Answer: Tuesday Teaser #25
Apologies for how tough this teaser was. It relies on an extremely cunning trick.
Bourbaki’s strategy relies on looking at all the possible ways in which the names can be arranged in the boxes (the permutations).
He starts by giving each person a number from 1-6 and labelling each of the boxes 1-6, such that each person has a corresponding box. The exact order does not matter here, so let’s suppose they’re labelled in order:
- Alfred Dreyfus
- Jean Calas
- Emile Outreau
- Jeanne d’Arc
- François Outreau
- Nicolas Bourbaki
If you’re not familiar with permutations, here’s a very quick primer which we’ll need in order to understand the trick. These gives us a way of representing the arrangements by writing them in terms of the cycles they contain.
For example, if 1’s name is in box 2 and 2’s name is in box 1, that would give us a cycle of size 2. If 3’s name was in box 3, then it already matches, so that would give us a cycle of size 1. If 4’s name was in box 5, 5’s name was in box 6 and 6’s name was in box 4, that would give us a cycle of size 3. We’d then write that permutation with it’s separate cycles as follows: (1 2)(3)(4 5 6).
Other example permutations might be (1)(2)(3)(4)(5)(6), where all the names are in the correct boxes, or (1 2 3 4 5 6), where each name is “one box away” from the correct box [1’s name is is box 2, and so forth].
Now suppose Bourbaki’s strategy is as follows: Each person will go into the room and open their assigned box. If their name is there, then they’ve achieved their goal. If not, they will open the box that corresponds to the name they found inside the box. Having opened the second box, they use the same method to determine which box to open on their third attempt.

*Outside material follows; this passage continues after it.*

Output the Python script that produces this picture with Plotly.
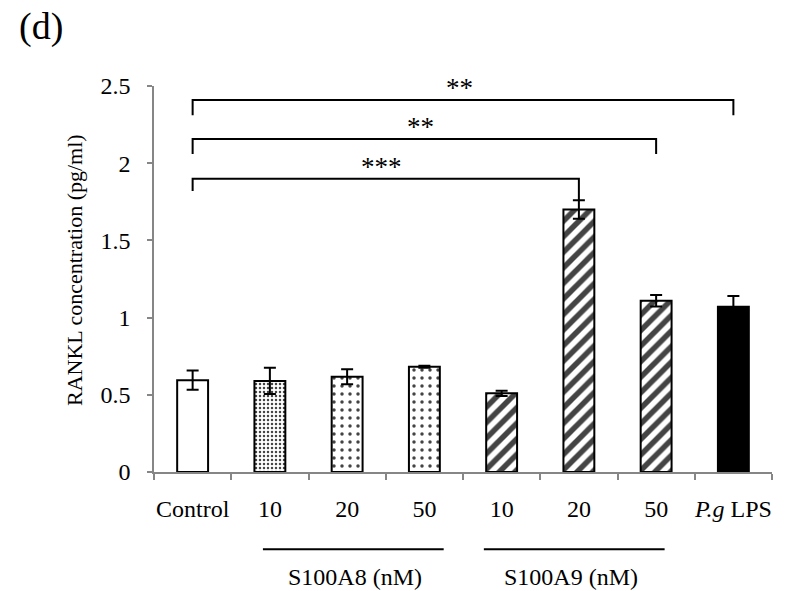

If we consider the possible arrangements, it turns out a large number of them will mean that this strategy is successful. If the arrangement is such that all the cycles are of length 3 or less, everybody will get back to their own name within 3 turns. If you are unsure as to whether or not this is true, take a minute to jot down a few examples, which should help to illustrate why it is true.
Equally, it is clear that if there is a cycle of length 4 or greater, at least one of the people will fail to find their name in three turns with this strategy. So the strategy will win if and only if the names are arranged such that all the cycles are of length 3 or less.
Now it is simply a case of counting the cycles to compute the probability. There are 6! = 6*5*4*3*2*1 = 720 possible permutations in total. Those of which that have at least one cycle of length 4 or greater are the following types:
- One 6-cycle
- One 5-cycle and one 1-cycle
- One 4-cycle and either two 1-cycles or one 2-cycle
The maths here gets a little tricky, but there is a formula which will help us count these numbers. We know each of the above permutations have only a single cycle of length 4 or greater. So :
For a given k (where k is 4 or greater, as above), there are n!/(n-k)! ways to choose the elements of the k-cycle [this is a standard combinatorics formula which shows how many ways to choose k things from n things], (k-1)! ways to order those elements within the cycle and (n-k)! ways to order the remaining elements. This gives:
n!/(n-k)! * (k-1)! * (n-k)! = (n)!/k permutations.
So for the three possibilities previously mentioned:
One 6-cycle: This leaves us with (6!)/6 = 120 such permutations.
One 5-cycle and one 1-cycle: This leaves us with (6!)/5 = 144 such permutations.
One 4-cycle and either two 1-cycles or one 2-cycle: This leaves us with (6!)/4 = 180 such permutations.
So the strategy will fail a total of 444 times out of 720, but incredibly it will work 276 times out of 720, leaving a seemingly impossible 38.3% chance of release.